What is the RFF research community like?
At RFF, you will find about 57 PhD colleagues and other researchers engaged in environmental, energy, and natural resource policy research and analysis. In addition, many university faculty members hold joint appointments at RFF or serve as visiting fellows at RFF. The work atmosphere is informal and collegial. Daily work schedules are flexible. RFF often hosts both in-house seminars on current research and public seminars that convene high-level policymakers, the business community, and leading academics from around the world.
How is RFF organized?
RFF is located in Washington, DC, and the breadth of our geographic reach encompasses programs around the world. First and foremost, RFF is a community of scholars who care about impact, where there is unparalleled opportunity to do research and analysis in environmental economics that has real world applications for decisionmaking. Our work is highly collaborative, with many of our researchers coauthoring academic articles and other research publications.
RFF’s research staff work on diverse, interconnected research topics, maintaining a strong emphasis on the most pressing environmental, energy, and natural resource concerns of our time.
How is RFF’s research agenda established?
RFF’s research agenda is established through its two programs. Each year the program vice presidents lead processes with the researchers to set research, outreach, and fundraising priorities for the coming year. These processes are collaborative and require the involvement and input of all research staff, as well as RFF’s communications and development teams. In addition, individuals at all levels of experience are actively encouraged to initiate and develop creative ideas for research projects. RFF’s research agenda must ultimately address RFF’s mission and attract external interest and support. Given the substantial, continuing policy interest in the issues RFF addresses, this approach has succeeded over many decades.
How are RFF researchers involved in academic opportunities?
RFF researchers are recognized as top experts in their fields, routinely engaging in professional conferences, workshops, peer review, and other scholarly activities. Those who wish to teach can easily arrange to lecture or instruct classes at universities in the Washington area. RFF was one of the founding institutions that supported the creation of the Association of Environmental and Resource Economists and remains a charter member of that organization.
RFF prizes professional development of its staff and sets aside resources for that purpose.
How can researchers engage in public service and the policymaking process?
Like a university, RFF prizes high-quality scholarship and designs the researcher career path to promote accomplishment. In addition, RFF researchers have the opportunity and support to actively engage with policymakers at the highest levels. The chance to make a palpable difference in the nation’s policy choices is a key reason why researchers choose to be a part of RFF.
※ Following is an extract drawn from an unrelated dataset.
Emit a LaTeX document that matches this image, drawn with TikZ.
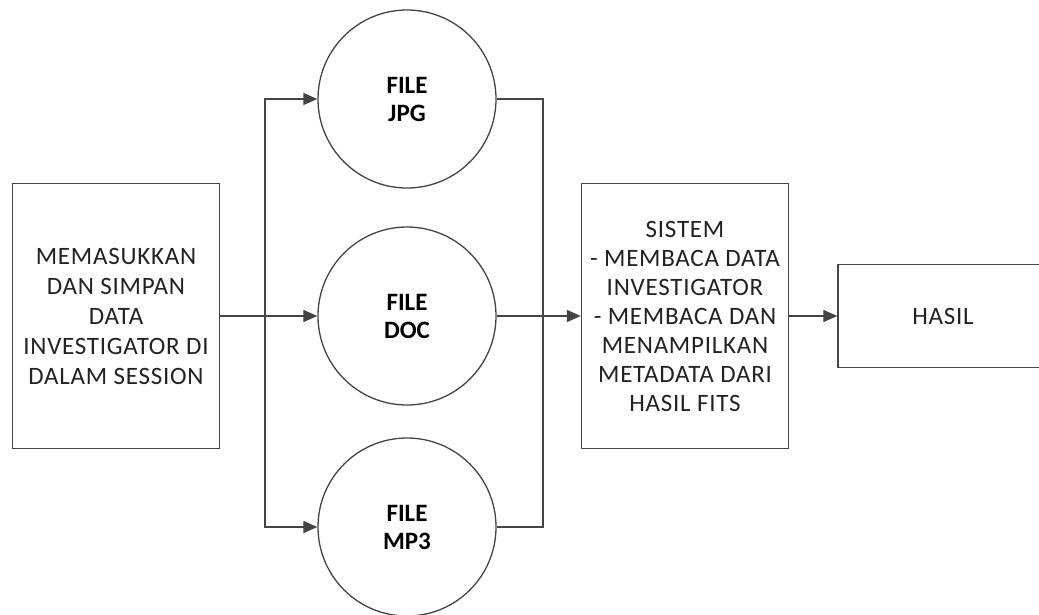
\documentclass[tikz,border=0pt]{standalone}
\usepackage{fontspec}
\setmainfont{Carlito}
\newfontfamily\boxfont[LetterSpace=3]{Carlito}
\usetikzlibrary{arrows.meta}
\definecolor{edge}{HTML}{444444}
\definecolor{ink}{HTML}{222222}
\tikzset{
  box/.style={draw=edge, line width=1.3pt, fill=white, inner sep=0pt,
    minimum width=207pt, minimum height=265pt, align=center,
    text=ink, font=\boxfont\fontsize{25}{29}\selectfont},
  filenode/.style={circle, draw=edge, line width=1.3pt, fill=white, inner sep=0pt,
    minimum size=178pt, align=center, text=black,
    font=\bfseries\fontsize{25}{28}\selectfont},
  flow/.style={draw=edge, line width=1.4pt},
  arrow/.style={flow, -{Triangle[length=14pt,width=12pt]}}
}
\begin{document}
\begin{tikzpicture}[x=1pt,y=-1pt]
  \useasboundingbox (0,0) rectangle (1039,614);
  \clip (0,0) rectangle (1039,614);

  % input, three file types, processing and output
  \node[box, font=\boxfont\fontsize{25}{30}\selectfont] (in) at (116,316)
    {MEMASUKKAN\\DAN SIMPAN\\DATA\\INVESTIGATOR DI\\DALAM SESSION};
  \node[filenode] (jpg) at (407,99) {FILE\\JPG};
  \node[filenode] (doc) at (407,316) {FILE\\DOC};
  \node[filenode] (mp3) at (407,527) {FILE\\MP3};
  \node[box] (sys) at (685,316)
    {SISTEM\\- MEMBACA DATA\\INVESTIGATOR\\- MEMBACA DAN\\MENAMPILKAN\\METADATA DARI\\HASIL FITS};
  \node[box, minimum width=210pt, minimum height=103pt] (hasil) at (943,316) {HASIL};

  % branch points
  \coordinate (split) at (265,316);
  \coordinate (merge) at (543,316);

  % connectors
  \draw[arrow] (in.east) -- (doc.west);
  \draw[flow, line width=2.6pt] (in.east) -- (split);
  \draw[arrow] (split) |- (jpg.west);
  \draw[arrow] (split) |- (mp3.west);
  \draw[flow] (jpg.east) -| (merge);
  \draw[flow] (mp3.east) -| (merge);
  \draw[arrow] (doc.east) -- (sys.west);
  \draw[arrow] (sys.east) -- (hasil.west);
\end{tikzpicture}
\end{document}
RFF researchers regularly appear before various federal congressional committees, such as the Senate Committee on Energy and Natural Resources, the Senate Committee on Finance, the House Committee on Ways and Means, and the House Committee on Science, Space, and Technology, among others. RFF researchers also hold informal briefings with elected officials and staff, as well as workshops with agency administrators at federal, state, and local levels.
They are also routinely called upon for service in the federal government, including as senior staffers on the White House’s Council of Economic Advisers, as special assistants to the president, and as agency heads, assistant or deputy assistant secretaries, and chief economists at federal agencies.
RFF researchers are also frequently asked to serve on high-level honorary, advisory, and technical committees sponsored by a wide variety of institutions, including many federal agencies, the National Academy of Sciences, professional economics associations, international and multilateral development organizations, foundations, research institutes, and other nongovernmental organizations.
How do RFF researchers disseminate their work, in addition to producing research papers?
In addition to publishing research working papers, issue briefs, journal articles, and reports, RFF researchers contribute to RFF's flagship magazine, Resources, which features articles, interviews, analysis, blog posts, and more.
RFF researchers are also regularly quoted in the New York Times, Wall Street Journal, the Washington Post, National Public Radio, Marketplace, the Associated Press, National Journal, Politico, USA Today, the Financial Times, US News & World Report, and a host of trade press publications.
How is RFF funded?
RFF operates as a 501(c)(3) nonprofit tax-exempt organization. The majority of RFF’s funding comes from government and foundation grants and individual and corporate contributions. RFF augments its income by an annual withdrawal from its reserve fund to support operations. Details are available in RFF’s annual reports.
RFF does not conduct private or proprietary research for any funder, business, or government entity. RFF publishes all research findings openly. To ensure research independence, RFF does not accept corporate gifts for individual research projects.